### Task
Without the images, print all the entries below exactly as given.

►

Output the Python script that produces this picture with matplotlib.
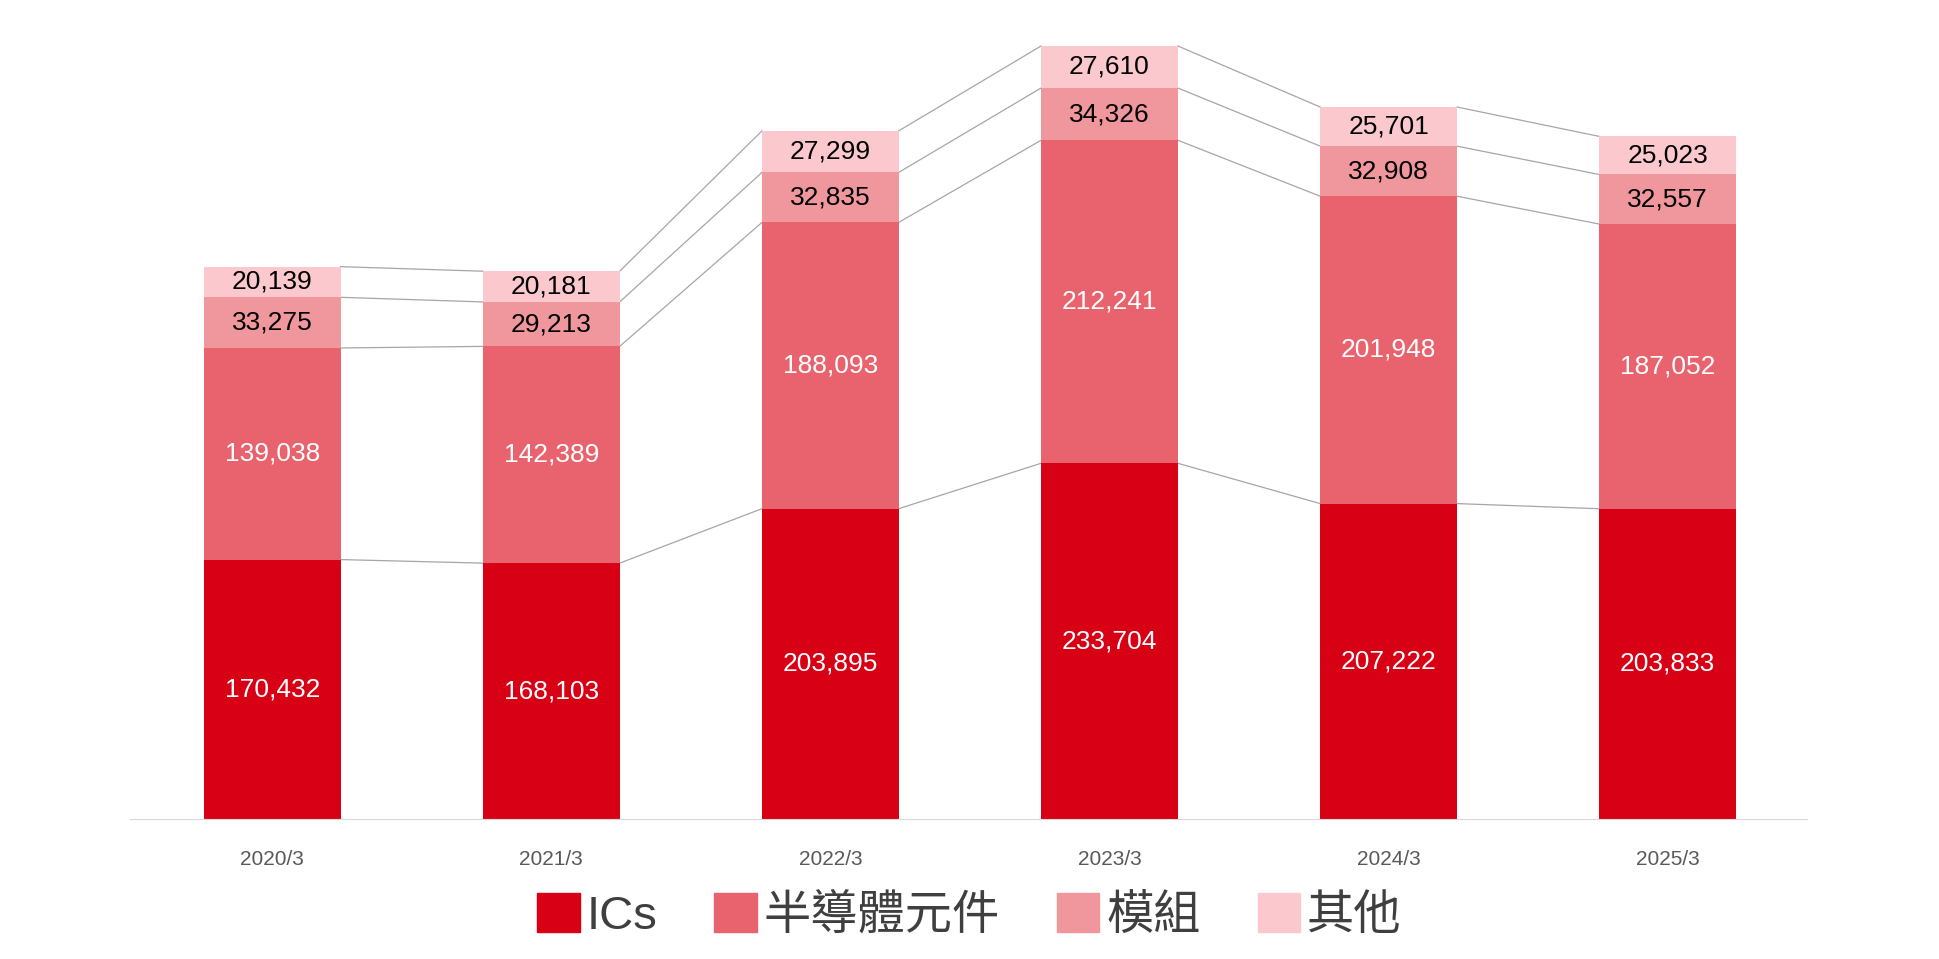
import matplotlib
matplotlib.use("Agg")
import matplotlib.pyplot as plt
import numpy as np
from matplotlib.patches import Patch

plt.rcParams['font.family'] = ['Liberation Sans', 'Noto Sans CJK TC', 'DejaVu Sans']

years = ["2020/3", "2021/3", "2022/3", "2023/3", "2024/3", "2025/3"]
ics = [170432, 168103, 203895, 233704, 207222, 203833]
semi = [139038, 142389, 188093, 212241, 201948, 187052]
module = [33275, 29213, 32835, 34326, 32908, 32557]
other = [20139, 20181, 27299, 27610, 25701, 25023]
names = ["ICs", "半導體元件", "模組", "其他"]
colors = ["#D70015", "#E8636E", "#F0979E", "#FAC8CD"]
txtc = ["white", "white", "black", "black"]

fig = plt.figure(figsize=(19.39, 9.59), dpi=100)
ax = fig.add_axes([0.067, 0.146, 0.865, 0.828])
x = np.arange(len(years))
w = 0.49
bottom = np.zeros(len(years))
series = [ics, semi, module, other]
for vals, c, tc in zip(series, colors, txtc):
    v = np.array(vals, float)
    ax.bar(x, v, w, bottom=bottom, color=c, zorder=2)
    for xi, b, vi in zip(x, bottom, v):
        ax.text(xi, b + vi / 2, f"{int(vi):,}", ha='center', va='center', color=tc, fontsize=19, zorder=3)
    bottom = bottom + v
    for i in range(len(x) - 1):
        ax.plot([x[i] + w / 2, x[i + 1] - w / 2], [bottom[i], bottom[i + 1]], color='#A6A6A6', lw=0.9, zorder=1)

ax.set_xlim(-0.51, 5.5)
ax.set_ylim(0, 521700)
ax.set_yticks([])
for s in ['top', 'right', 'left']:
    ax.spines[s].set_visible(False)
ax.spines['bottom'].set_color('#D9D9D9')
ax.set_xticks(x)
ax.set_xticklabels(years, fontsize=15, color='#595959')
ax.tick_params(axis='x', length=0, pad=22)

handles = [Patch(color=c) for c in colors]
fig.legend(handles, names, loc='center', bbox_to_anchor=(0.5, 0.045), ncol=4, frameon=False,
           fontsize=34, labelcolor='#3F3F3F', handlelength=0.9, handleheight=0.9,
           handletextpad=0.15, columnspacing=1.2)
fig.savefig("out.png", dpi=100)
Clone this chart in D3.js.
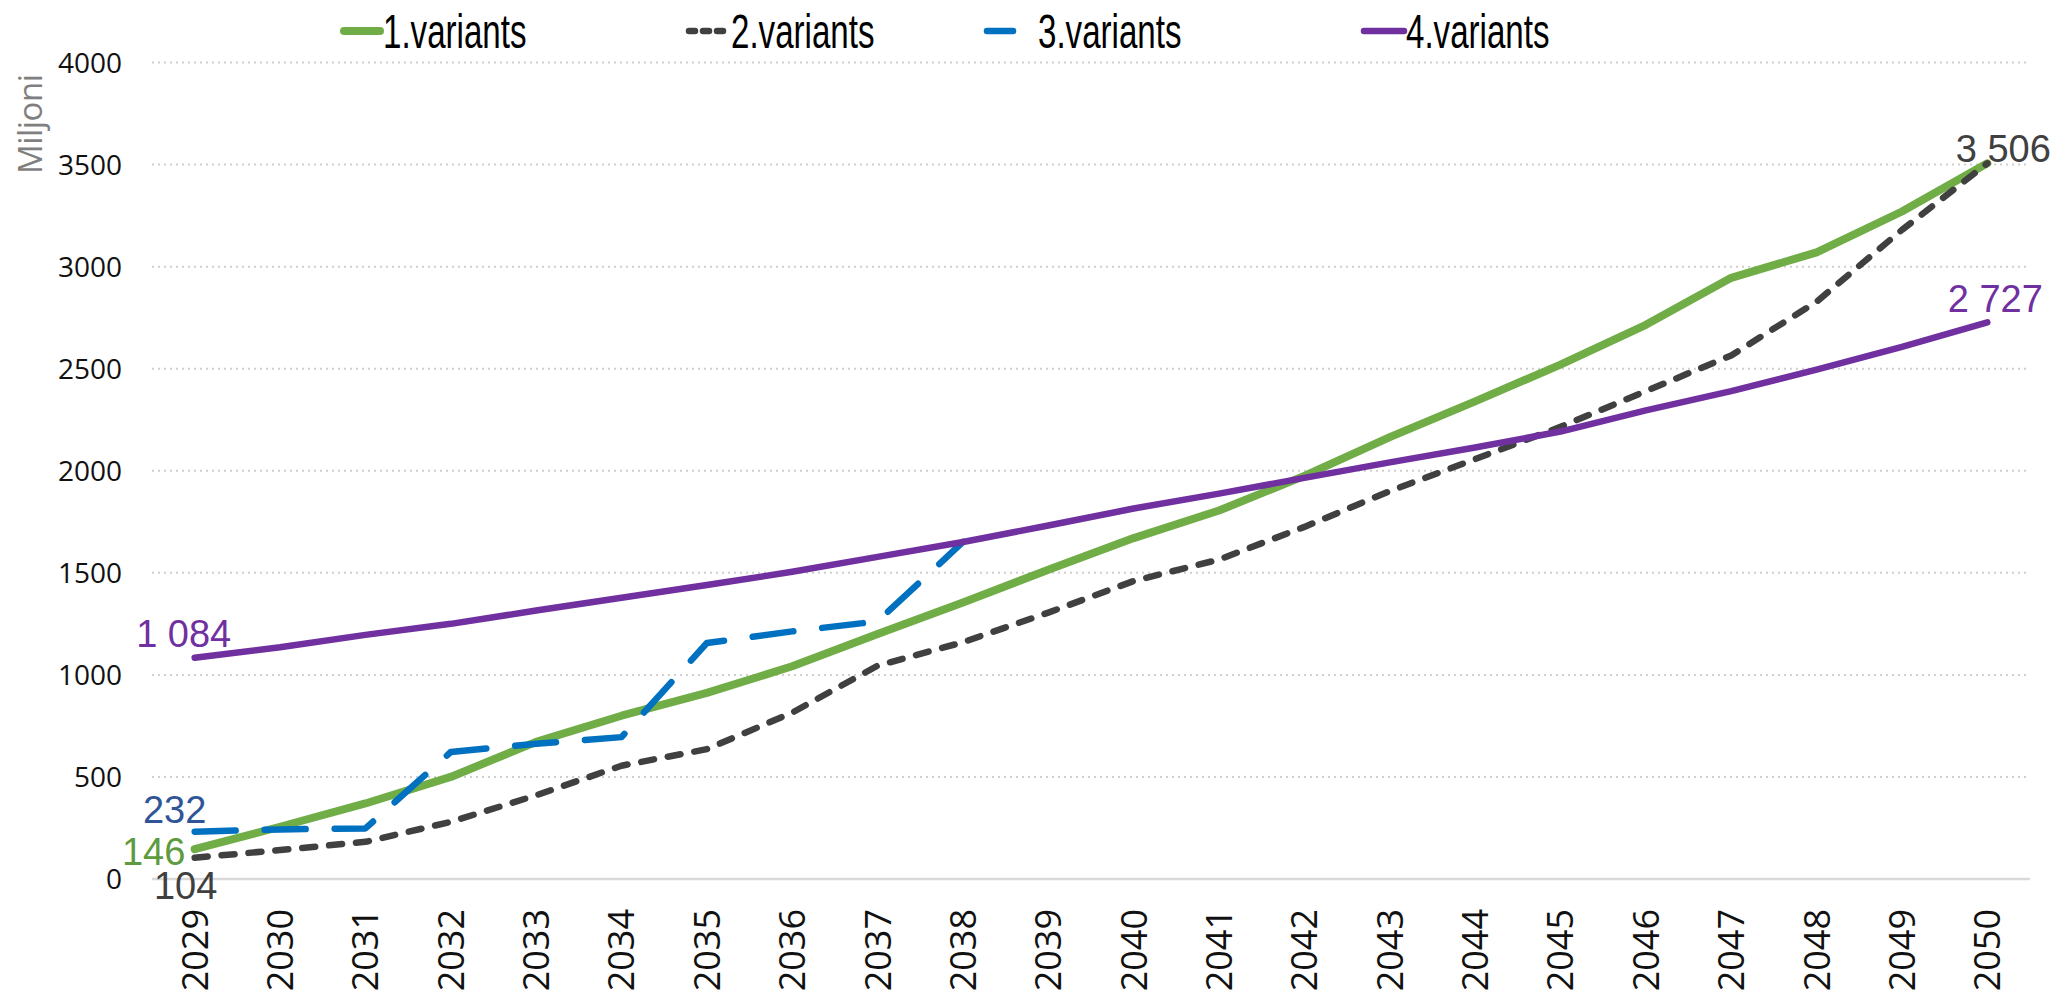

◄

### Exercise result
Output the Python script that produces this picture with matplotlib.
import matplotlib
matplotlib.use("Agg")
import matplotlib.pyplot as plt
import numpy as np
from matplotlib.patches import Patch

plt.rcParams['font.family'] = ['Liberation Sans', 'Noto Sans CJK TC', 'DejaVu Sans']

years = ["2020/3", "2021/3", "2022/3", "2023/3", "2024/3", "2025/3"]
ics = [170432, 168103, 203895, 233704, 207222, 203833]
semi = [139038, 142389, 188093, 212241, 201948, 187052]
module = [33275, 29213, 32835, 34326, 32908, 32557]
other = [20139, 20181, 27299, 27610, 25701, 25023]
names = ["ICs", "半導體元件", "模組", "其他"]
colors = ["#D70015", "#E8636E", "#F0979E", "#FAC8CD"]
txtc = ["white", "white", "black", "black"]

fig = plt.figure(figsize=(19.39, 9.59), dpi=100)
ax = fig.add_axes([0.067, 0.146, 0.865, 0.828])
x = np.arange(len(years))
w = 0.49
bottom = np.zeros(len(years))
series = [ics, semi, module, other]
for vals, c, tc in zip(series, colors, txtc):
    v = np.array(vals, float)
    ax.bar(x, v, w, bottom=bottom, color=c, zorder=2)
    for xi, b, vi in zip(x, bottom, v):
        ax.text(xi, b + vi / 2, f"{int(vi):,}", ha='center', va='center', color=tc, fontsize=19, zorder=3)
    bottom = bottom + v
    for i in range(len(x) - 1):
        ax.plot([x[i] + w / 2, x[i + 1] - w / 2], [bottom[i], bottom[i + 1]], color='#A6A6A6', lw=0.9, zorder=1)

ax.set_xlim(-0.51, 5.5)
ax.set_ylim(0, 521700)
ax.set_yticks([])
for s in ['top', 'right', 'left']:
    ax.spines[s].set_visible(False)
ax.spines['bottom'].set_color('#D9D9D9')
ax.set_xticks(x)
ax.set_xticklabels(years, fontsize=15, color='#595959')
ax.tick_params(axis='x', length=0, pad=22)

handles = [Patch(color=c) for c in colors]
fig.legend(handles, names, loc='center', bbox_to_anchor=(0.5, 0.045), ncol=4, frameon=False,
           fontsize=34, labelcolor='#3F3F3F', handlelength=0.9, handleheight=0.9,
           handletextpad=0.15, columnspacing=1.2)
fig.savefig("out.png", dpi=100)
Clone this chart in D3.js.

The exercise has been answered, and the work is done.